>> BEGIN SUPPLIED DATA
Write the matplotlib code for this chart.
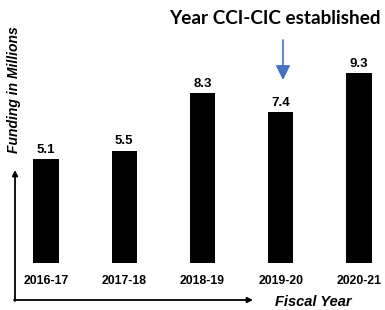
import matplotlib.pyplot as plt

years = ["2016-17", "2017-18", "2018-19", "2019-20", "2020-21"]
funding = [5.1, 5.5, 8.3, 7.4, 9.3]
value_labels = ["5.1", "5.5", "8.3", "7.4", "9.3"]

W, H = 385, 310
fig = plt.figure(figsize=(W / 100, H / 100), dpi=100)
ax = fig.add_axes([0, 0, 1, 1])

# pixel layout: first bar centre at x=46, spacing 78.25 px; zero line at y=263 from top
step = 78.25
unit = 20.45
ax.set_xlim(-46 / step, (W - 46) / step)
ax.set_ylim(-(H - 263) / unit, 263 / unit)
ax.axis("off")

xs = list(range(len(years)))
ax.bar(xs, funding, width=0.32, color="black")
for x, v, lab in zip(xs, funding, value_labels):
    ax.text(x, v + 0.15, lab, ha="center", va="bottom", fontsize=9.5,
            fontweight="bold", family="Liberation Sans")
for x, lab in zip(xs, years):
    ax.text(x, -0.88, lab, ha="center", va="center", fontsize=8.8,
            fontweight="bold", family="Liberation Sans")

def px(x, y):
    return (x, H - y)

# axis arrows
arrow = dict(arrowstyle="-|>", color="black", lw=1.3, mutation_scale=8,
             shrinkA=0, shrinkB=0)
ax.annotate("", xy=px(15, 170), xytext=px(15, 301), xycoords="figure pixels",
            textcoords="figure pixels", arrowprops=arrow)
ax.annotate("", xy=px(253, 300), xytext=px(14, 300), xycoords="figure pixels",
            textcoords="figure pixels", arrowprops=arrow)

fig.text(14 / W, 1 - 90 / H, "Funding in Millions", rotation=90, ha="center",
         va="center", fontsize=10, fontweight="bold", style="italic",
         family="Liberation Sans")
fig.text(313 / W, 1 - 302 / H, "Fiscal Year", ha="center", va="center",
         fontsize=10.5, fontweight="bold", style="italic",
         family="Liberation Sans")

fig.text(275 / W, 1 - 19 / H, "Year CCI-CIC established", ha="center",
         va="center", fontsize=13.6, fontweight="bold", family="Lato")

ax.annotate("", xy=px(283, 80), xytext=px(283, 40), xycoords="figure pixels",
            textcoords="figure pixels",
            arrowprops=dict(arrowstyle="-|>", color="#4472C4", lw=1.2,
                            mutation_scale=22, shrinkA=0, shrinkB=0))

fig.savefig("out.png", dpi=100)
>> END SUPPLIED DATA
From the material above, copy everything exactly but the pictures.

Write the matplotlib code for this chart.
import matplotlib.pyplot as plt

years = ["2016-17", "2017-18", "2018-19", "2019-20", "2020-21"]
funding = [5.1, 5.5, 8.3, 7.4, 9.3]
value_labels = ["5.1", "5.5", "8.3", "7.4", "9.3"]

W, H = 385, 310
fig = plt.figure(figsize=(W / 100, H / 100), dpi=100)
ax = fig.add_axes([0, 0, 1, 1])

# pixel layout: first bar centre at x=46, spacing 78.25 px; zero line at y=263 from top
step = 78.25
unit = 20.45
ax.set_xlim(-46 / step, (W - 46) / step)
ax.set_ylim(-(H - 263) / unit, 263 / unit)
ax.axis("off")

xs = list(range(len(years)))
ax.bar(xs, funding, width=0.32, color="black")
for x, v, lab in zip(xs, funding, value_labels):
    ax.text(x, v + 0.15, lab, ha="center", va="bottom", fontsize=9.5,
            fontweight="bold", family="Liberation Sans")
for x, lab in zip(xs, years):
    ax.text(x, -0.88, lab, ha="center", va="center", fontsize=8.8,
            fontweight="bold", family="Liberation Sans")

def px(x, y):
    return (x, H - y)

# axis arrows
arrow = dict(arrowstyle="-|>", color="black", lw=1.3, mutation_scale=8,
             shrinkA=0, shrinkB=0)
ax.annotate("", xy=px(15, 170), xytext=px(15, 301), xycoords="figure pixels",
            textcoords="figure pixels", arrowprops=arrow)
ax.annotate("", xy=px(253, 300), xytext=px(14, 300), xycoords="figure pixels",
            textcoords="figure pixels", arrowprops=arrow)

fig.text(14 / W, 1 - 90 / H, "Funding in Millions", rotation=90, ha="center",
         va="center", fontsize=10, fontweight="bold", style="italic",
         family="Liberation Sans")
fig.text(313 / W, 1 - 302 / H, "Fiscal Year", ha="center", va="center",
         fontsize=10.5, fontweight="bold", style="italic",
         family="Liberation Sans")

fig.text(275 / W, 1 - 19 / H, "Year CCI-CIC established", ha="center",
         va="center", fontsize=13.6, fontweight="bold", family="Lato")

ax.annotate("", xy=px(283, 80), xytext=px(283, 40), xycoords="figure pixels",
            textcoords="figure pixels",
            arrowprops=dict(arrowstyle="-|>", color="#4472C4", lw=1.2,
                            mutation_scale=22, shrinkA=0, shrinkB=0))

fig.savefig("out.png", dpi=100)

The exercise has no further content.